AVOIDING IT. Don’t let your credit card out of your sight. But there is apparently no way of knowing if a skimmer has been attached to a pay at the pump station. So perhaps skip the convenience and pay inside. Check your credit card statements every month, compare them to the receipts.

Check Fraud

Another favorite way used by thieves to get bank account details is just to steal your outgoing mail left in your mailbox for collection. Once they have your check details it’s easy enough to find out how much is in your bank account. All they have to do is phone the bank and say they have been given a check by you and would like to know if it will clear. They can start off with say, $1,000. If the answer is yes they can phone back, speak to someone else and try a bigger amount. And so on. The same works if a check for $1,000 won’t clear your account. They just call back and ask about a lesser amount.

Phishing

This is where you receive an email supposedly from PayPal, eBay or your bank saying there is a problem and asking you to go to a their web site to verify your details. The web site you go to looks identical to the real web sites. How is this possible? Because the text in the link you get doesn’t have to agree with the place you go to.

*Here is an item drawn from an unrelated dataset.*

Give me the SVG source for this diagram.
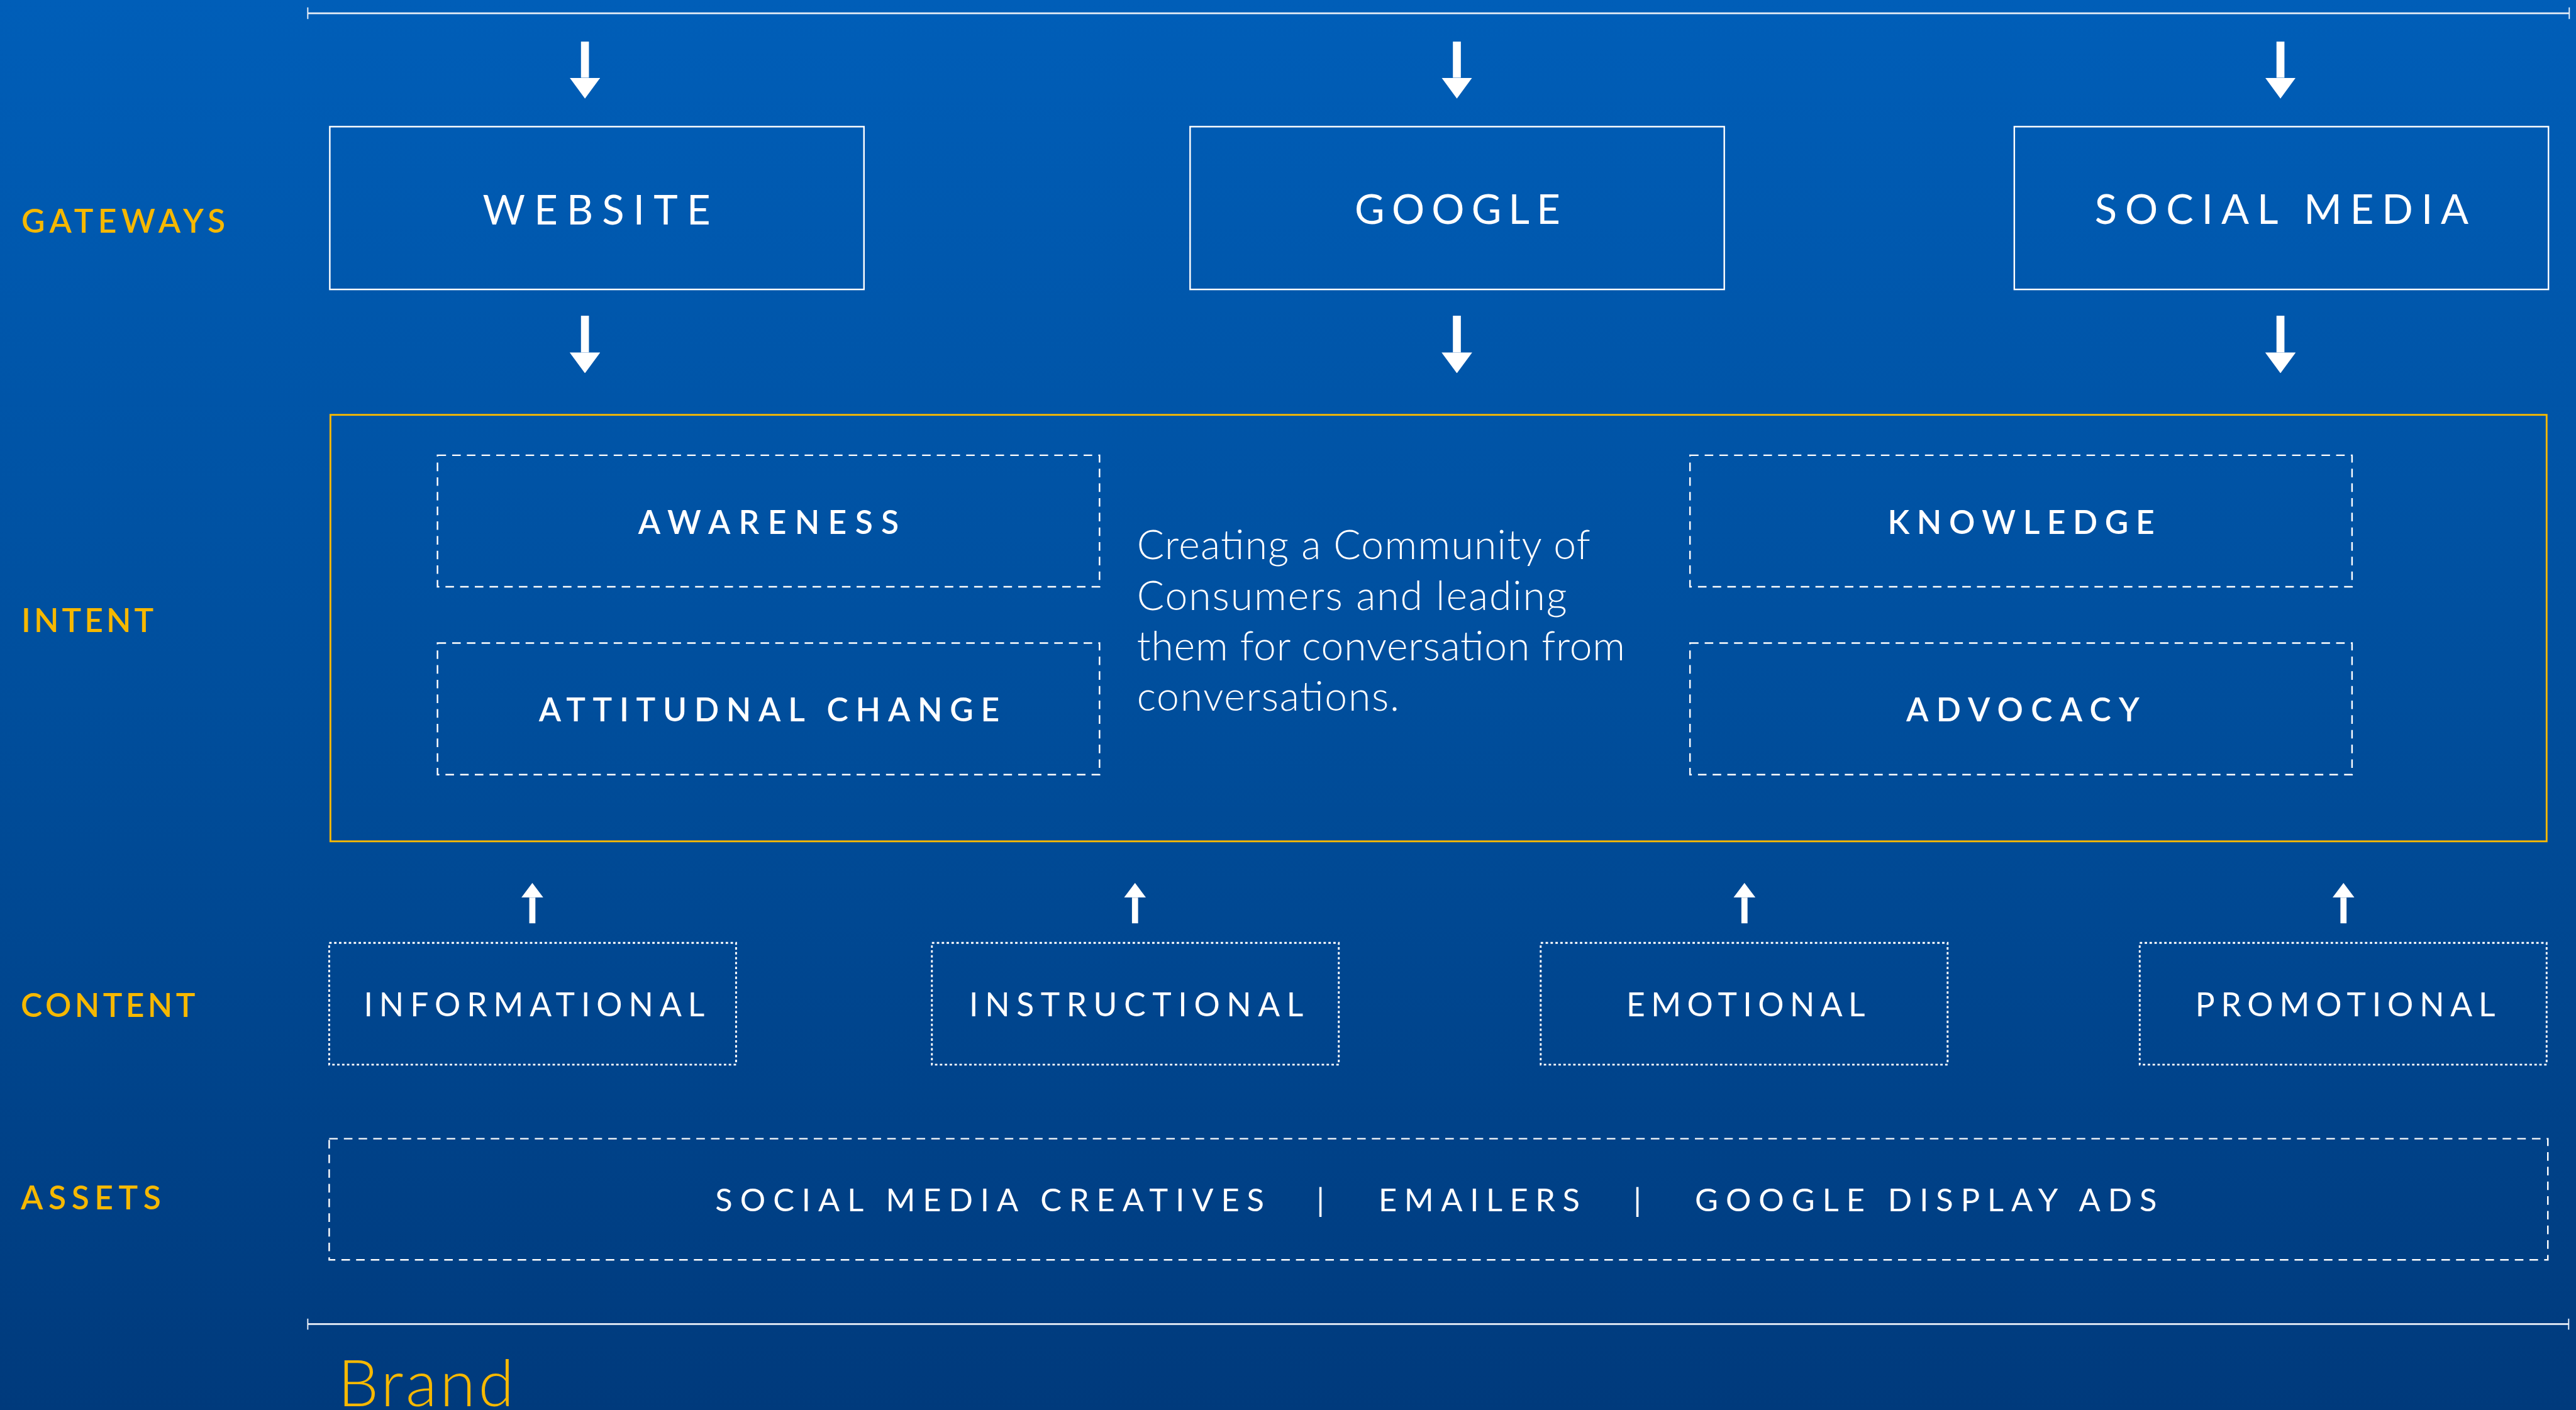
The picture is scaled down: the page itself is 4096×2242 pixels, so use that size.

See how easy that is? The link may SAY, www.paypal.com/security/verify but it actually goes somewhere else entirely.

How can you tell? Look in the title bar to see the ACTUAL place you have landed. Often this place will be concealed by the clever use of a code that hides the name. But you can still find it. In Internet Explorer click on View > Tools Bars > Address Bar.

Also, look at the email again. When you hold your mouse over the link, it will show the TRUE target. Which is often a number, not PayPal at all.

REMEMBER Your bank would never email you and ask you to reveal secret information. If you are unsure, call your bank and ask them.

2. Financial Identity Theft

The use of your personal data, like your social security number to get new credit cards, leasing apartments, loans, telephone service etc.

The difference between Financial Identity Theft and Credit Card and Check fraud is that with the former NEW credit cards etc. are obtained.

This happened to the author of this article. In my case a young lady that I was dating went through my wallet one night when I was asleep. Just read what happened and see how easy it was for her to get a credit card without my knowledge and without signing anything.

She already knew my birth date, now she had my social security number.

She logged onto AOL and applied for a credit card online. She put her home address as my address and ordered a Platinum Visa card in my name, plus another in her name as an authorized user. She got the cards and went shopping.

Luckily I had got suspicious of her and decided to run a credit check on myself. I checked off the credit cards they said I had against the credit cards in my wallet.

I called the credit card company and asked them to run a check on any credit cards with my social security number (the credit report does not give the full credit card number).

Over $10,000 had already been spent on this one card. I explained that it was fraud and that the card had not gone to my address. They closed the card account and sent me an affidavit of fraud.

Of course the young lady in question was dumped immediately and a police report was filed. An arrest warrant was issued but she fled the state.

My credit record was cleared and the charges removed. I cancelled all my other credit cards as well and had new ones issued, just in case the numbers had been copied down.

I was LUCKY! The card did not go to me and nor would any of the bills. Other cards could have been issued and I would not have known about it for many months until there was a whole string of late reports on my credit report. And probably someone trying to track me down to demand payment. It can take years to sort out a bad identity theft problem. People have even got driving licenses in other people’s name and then had accidents, giving the false name of course. The first thing the victim knows is when he is arrested for not showing up in court.

NOTE. It is possible to have a FRAUD ALERT put on your credit record. This means that the lender will first call your home phone number before granting credit.

Be very careful who has access to your social security number.

Check your credit report on a regular basis and make sure all the credit cards belong to you.

Check your credit card statement diligently every month. Query anything you don’t remember.

Have a low limit card specially for ordering goods on line. It makes it easy to spot fraudulent charges.

Write PHOTO ID on the back of your credit cards. Not everyone asks to see it, but it can’t hurt.

Never write down your PIN number, especially on anything that you carry with your bank card.

3. Identity Cloning

This is were someone actually takes over your identity. The imposter lives out their life using your name, your social security number and your details. one way to help stop this is to regularly check your credit report.

We recommend the following Credit Reports:

4. Criminal Identity Theft

This is where some who is accused of a crime gives your name rather than their own. When “you” don’t show up at the hearing, “you” can get arrested. This happened to my daughter in the following way: She had lent her car to a “friend”. The “friend” got stopped by the police for speeding. She claimed she did not have her driving license with her, and she gave her name as my daughters.

Of course my daughter knew nothing about this until several months later she received a summons from the court. Luckily for her she could prove with air tickets that she wasn’t even in the USA at that time. The ticket was dismissed. I’d like to say that her “friend” is still in jail, but I don’t believe the police did anything at all.